◆ **WHAT IS EXPECTED**
Output the lines from the top of the entries below to the line with "import seaborn as sns", both included, exactly and without pictures.

— Begin —

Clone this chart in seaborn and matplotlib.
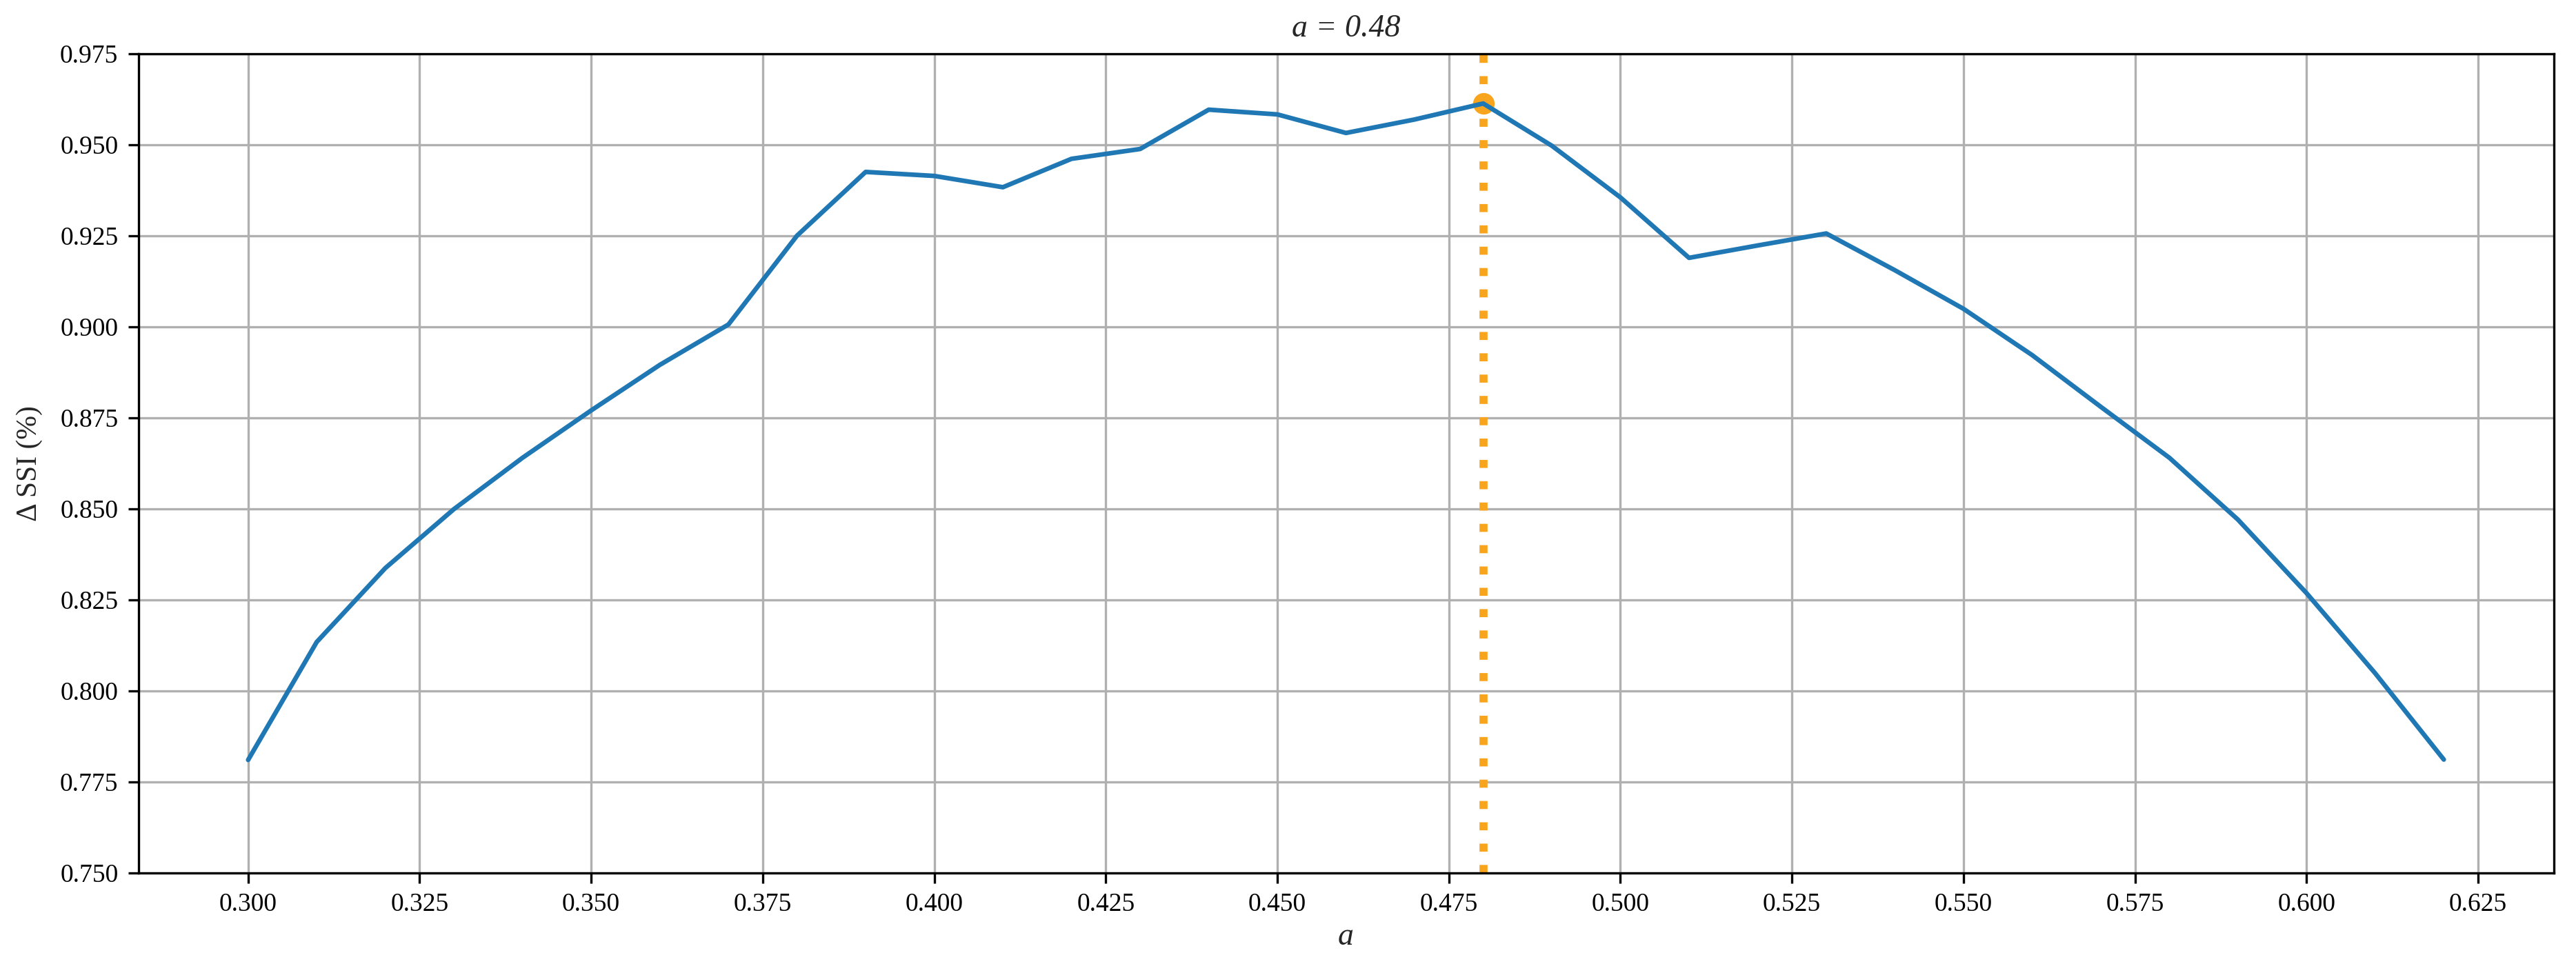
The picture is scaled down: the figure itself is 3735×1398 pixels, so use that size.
"""
Delta SSI vs. parameter a, with the best value marked
"""

import pandas as pd
import matplotlib
matplotlib.use('Agg')
import matplotlib.pyplot as plt
import seaborn as sns

# ── Data ─────────────────────────────────────────────────────────────────────
A_VALUES = [0.30, 0.31, 0.32, 0.33, 0.34, 0.35, 0.36, 0.37, 0.38, 0.39, 0.40,
            0.41, 0.42, 0.43, 0.44, 0.45, 0.46, 0.47, 0.48, 0.49, 0.50, 0.51,
            0.52, 0.53, 0.54, 0.55, 0.56, 0.57, 0.58, 0.59, 0.60, 0.61, 0.62]
DSSI = [0.7810, 0.8134, 0.8337, 0.8499, 0.8640, 0.8770, 0.8895, 0.9006,
        0.9250, 0.9425, 0.9414, 0.9383, 0.9461, 0.9488, 0.9596, 0.9583,
        0.9532, 0.9569, 0.9613, 0.9497, 0.9355, 0.9189, 0.9223, 0.9256,
        0.9155, 0.9049, 0.8922, 0.8780, 0.8640, 0.8470, 0.8268, 0.8048,
        0.7811]
Y_TICKS = [0.750, 0.775, 0.800, 0.825, 0.850, 0.875, 0.900, 0.925, 0.950, 0.975]
X_TICKS = [0.300, 0.325, 0.350, 0.375, 0.400, 0.425, 0.450, 0.475, 0.500,
           0.525, 0.550, 0.575, 0.600, 0.625]

df = pd.DataFrame({"a": A_VALUES, "dssi": DSSI})
best = df.loc[df["dssi"].idxmax()]

# ── Style ────────────────────────────────────────────────────────────────────
sns.set_style("ticks")
plt.rcParams.update({
    "font.family":      ["Liberation Serif", "DejaVu Serif"],
    "axes.edgecolor":   "black",
    "axes.linewidth":   0.8,
    "xtick.color":      "black",
    "ytick.color":      "black",
    "xtick.major.size": 3.5,
    "ytick.major.size": 3.5,
    "xtick.major.width": 0.8,
    "ytick.major.width": 0.8,
    "grid.color":       "#b0b0b0",
    "grid.linewidth":   0.8,
    "grid.linestyle":   "-",
})

BLUE   = "#1f77b4"
ORANGE = "#f9a41d"

fig, ax = plt.subplots(figsize=(12.45, 4.66), dpi=300)
fig.subplots_adjust(left=0.0537, right=0.9913, top=0.9444, bottom=0.0946)

sns.lineplot(data=df, x="a", y="dssi", color=BLUE, lw=1.6, ax=ax, zorder=3)
ax.axvline(best["a"], color=ORANGE, lw=2.8, linestyle=":", zorder=2)
ax.plot(best["a"], best["dssi"], "o", color=ORANGE, ms=6.5, zorder=2)

ax.set_ylim(0.75, 0.975)
ax.set_yticks(Y_TICKS)
ax.set_xticks(X_TICKS)
ax.set_yticklabels([f"{t:.3f}" for t in Y_TICKS], fontsize=9)
ax.set_xticklabels([f"{t:.3f}" for t in X_TICKS], fontsize=9)
ax.grid(True)
ax.set_axisbelow(True)

ax.set_title(f"a = {best['a']:.2f}", fontsize=11, fontstyle="italic", pad=6)
ax.set_xlabel("a", fontsize=11, fontstyle="italic", labelpad=2)
ax.set_ylabel("Δ SSI (%)", fontsize=10, labelpad=6)

plt.savefig("out.png", dpi=300)
plt.close()
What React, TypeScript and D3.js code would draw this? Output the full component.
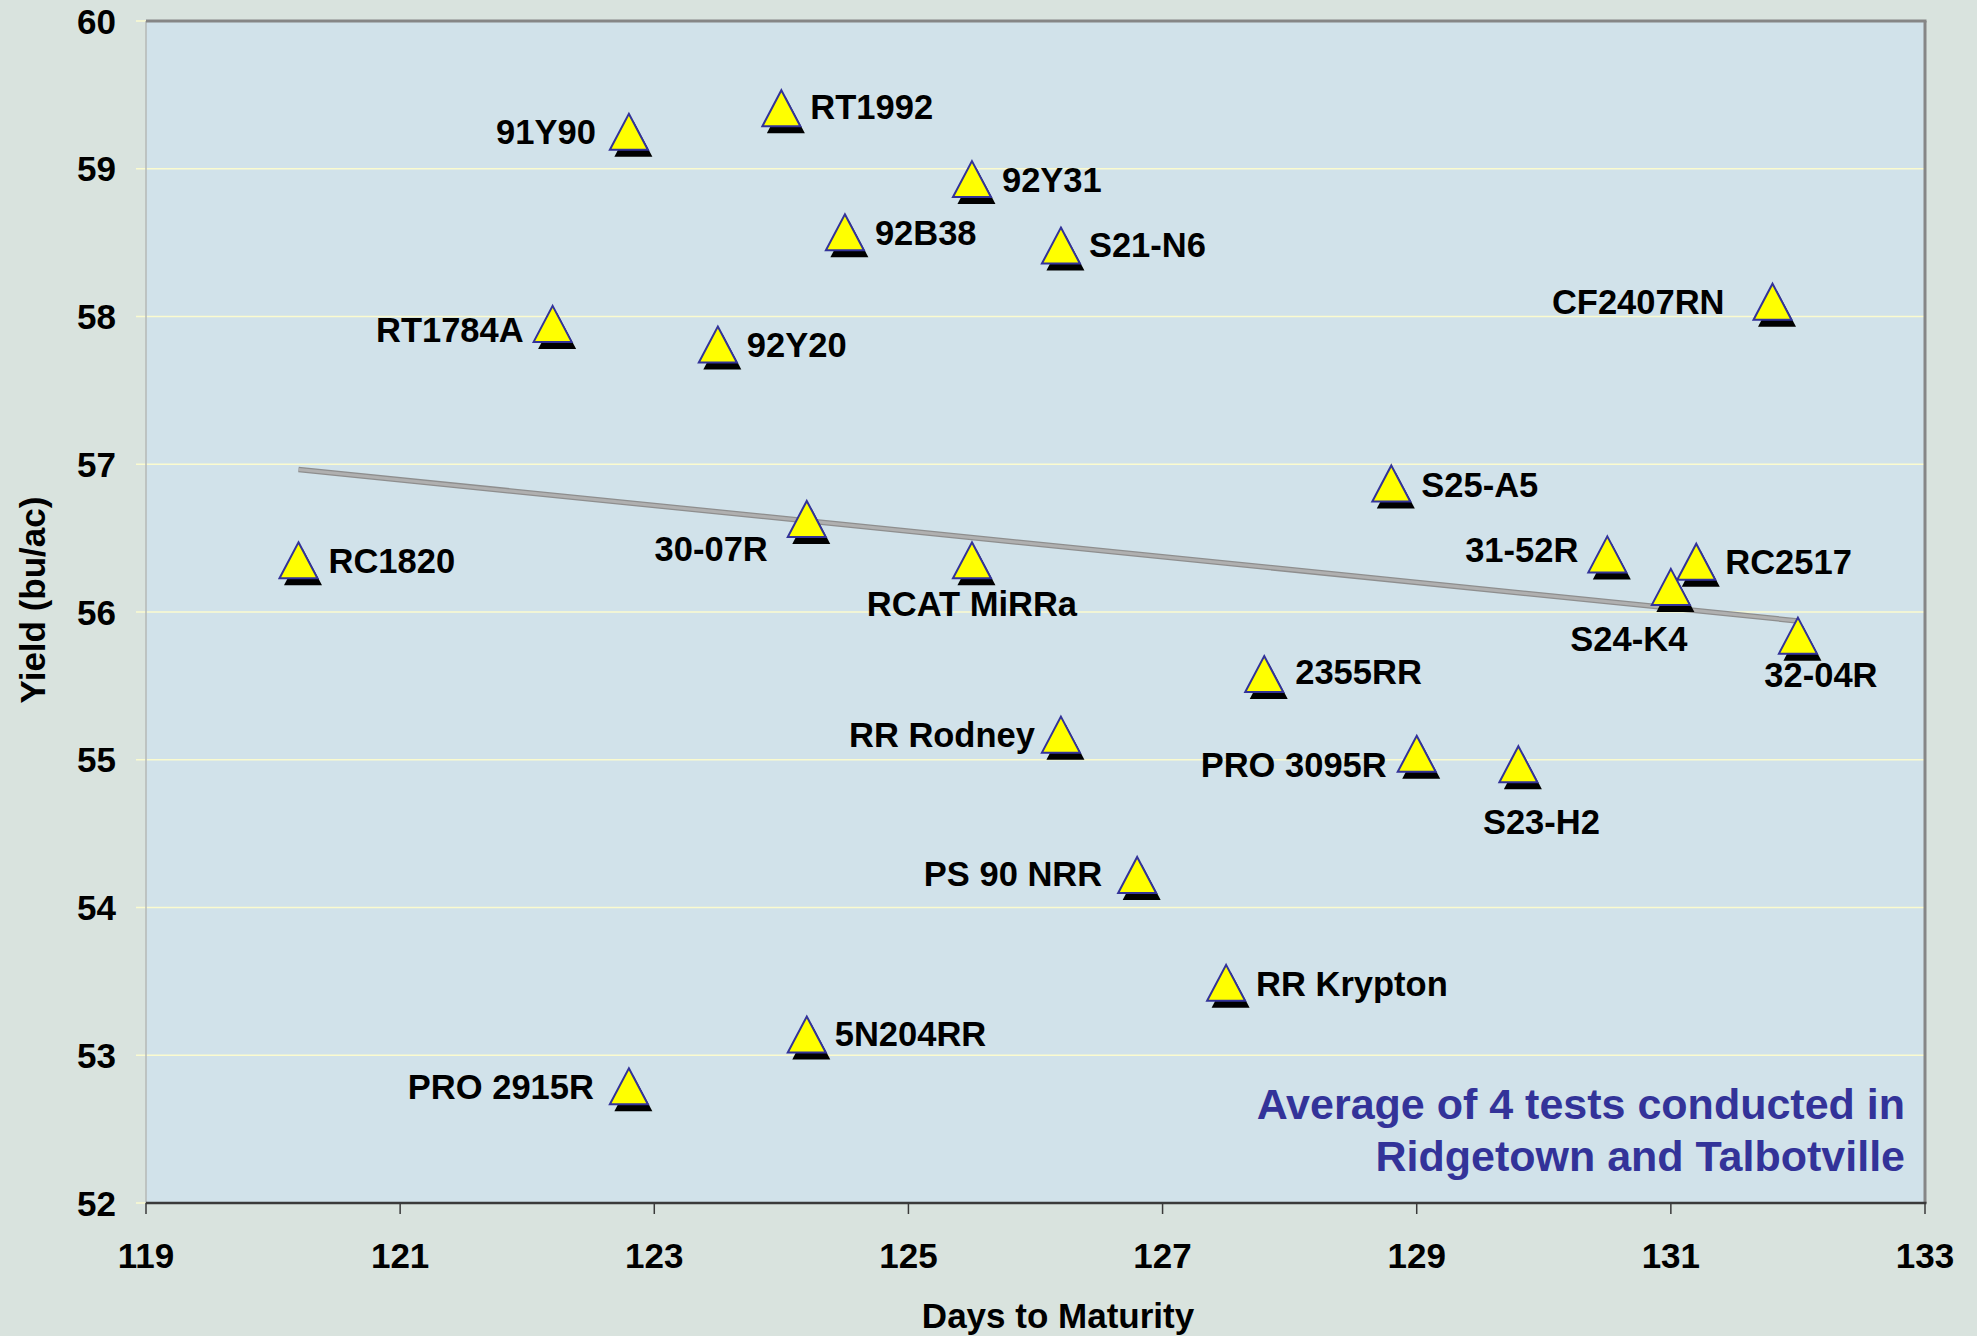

— End —

◆ **THE ANSWER**
Clone this chart in seaborn and matplotlib.
The picture is scaled down: the figure itself is 3735×1398 pixels, so use that size.
"""
Delta SSI vs. parameter a, with the best value marked
"""

import pandas as pd
import matplotlib
matplotlib.use('Agg')
import matplotlib.pyplot as plt
import seaborn as sns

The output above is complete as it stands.